Along with hot dogs and hamburgers, barbecued chicken is a true classic and makes a wonderful main course. Just keep in mind that chicken needs to cook longer at lower temperatures.
- bone-in, skin-on chicken parts (legs, thighs, wings, breasts)
- Kosher salt
- Extra virgin olive oil or vegetable oil
- 1 cup barbecue sauce
- Coat the chicken pieces with olive oil and sprinkle salt over them on all sides.
- Prepare one side of your grill for high, direct heat. If you are using charcoal or wood, make sure there is a cool side to the grill where there are few to no coals.
- Lay the chicken pieces skin side down on the hottest side of the grill in order to sear the skin side well. Grill uncovered for 5 to 10 minutes, depending on how hot the grill is (you do not want the chicken to burn).
- Once you have a good sear on one side, turn the chicken pieces over and move them to the cooler side of the grill.
- If you are using a gas grill, maintain the flame on only one side of the grill, and move the chicken pieces to the cooler side, not directly over the flame. Reduce the temp to low or medium low (between 250°F and 275°F, no more than 300°F).
- Cover the grill and cook undisturbed for 20 to 30 minutes.
- Repeat, turning the chicken pieces over, basting them with sauce, covering, and cooking for another 10-30 minutes.

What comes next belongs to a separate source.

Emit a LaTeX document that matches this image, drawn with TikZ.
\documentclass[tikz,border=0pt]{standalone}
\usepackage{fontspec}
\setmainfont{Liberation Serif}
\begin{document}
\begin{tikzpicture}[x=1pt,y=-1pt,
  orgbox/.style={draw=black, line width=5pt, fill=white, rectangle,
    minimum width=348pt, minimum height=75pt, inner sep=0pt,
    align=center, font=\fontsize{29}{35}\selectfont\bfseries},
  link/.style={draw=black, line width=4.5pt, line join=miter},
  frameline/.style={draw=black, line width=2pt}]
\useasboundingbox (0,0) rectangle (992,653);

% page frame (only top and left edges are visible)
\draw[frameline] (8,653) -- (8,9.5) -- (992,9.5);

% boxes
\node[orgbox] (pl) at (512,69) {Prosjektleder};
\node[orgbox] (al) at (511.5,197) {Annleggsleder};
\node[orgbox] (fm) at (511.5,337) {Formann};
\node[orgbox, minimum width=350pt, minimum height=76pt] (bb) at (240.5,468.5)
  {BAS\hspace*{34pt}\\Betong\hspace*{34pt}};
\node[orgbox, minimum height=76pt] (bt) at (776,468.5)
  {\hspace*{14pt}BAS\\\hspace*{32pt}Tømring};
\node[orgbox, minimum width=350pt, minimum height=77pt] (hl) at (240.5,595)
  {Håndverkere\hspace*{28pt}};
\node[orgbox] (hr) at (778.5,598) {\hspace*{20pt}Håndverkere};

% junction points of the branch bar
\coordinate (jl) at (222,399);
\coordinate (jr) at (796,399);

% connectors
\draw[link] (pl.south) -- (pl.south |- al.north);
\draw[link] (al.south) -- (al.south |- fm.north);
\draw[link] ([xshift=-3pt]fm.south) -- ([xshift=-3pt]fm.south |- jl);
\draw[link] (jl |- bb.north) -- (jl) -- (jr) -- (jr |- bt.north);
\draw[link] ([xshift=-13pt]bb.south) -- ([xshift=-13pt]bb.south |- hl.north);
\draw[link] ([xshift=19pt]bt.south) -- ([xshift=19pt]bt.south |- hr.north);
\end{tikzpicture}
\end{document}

- The timing will depend on your grill set-up, the size of your chicken pieces, and how cold your chicken pieces are to start with! If you're grilling smaller pieces of chicken on a charcoal grill, they may be done much earlier. The goal is to maintain a low enough grill temp so that the chicken cooks "low and slow."
- The chicken is done when the internal temperature of the chicken pieces are 160°F for breasts and 170°F for thighs, when tested with a meat thermometer.
- Or if you insert the tip of a knife into the middle of the thickest piece and the juices run clear, the chicken is done.
- If the chicken isn't done, turn the pieces over and continue to cook at a low temperature.
- If you want, you can finish with a sear on the hot side of the grill. To do this, put the pieces, skin side down, on the hot side of the grill. Allow them to sear and blacken slightly for a minute or two.
- Use a clean brush to paint the cooked chicken with more barbecue sauce and serve.
Chicken thighs and legs will hold up better to long, slow cooking than will breasts, which can more easily dry out. If you barbecue breasts, keep them on the coolest part of the grill. This recipe assumes fairly large chicken pieces. If you are working with smaller chicken pieces, they may require a shorter cooking time. If you are cooking wings, they too may be done before the other larger pieces. A note about the skin. Even if you do not plan on eating the chicken skin, it’s still best to barbecue it with it on. The skin will protect the chicken pieces from drying out.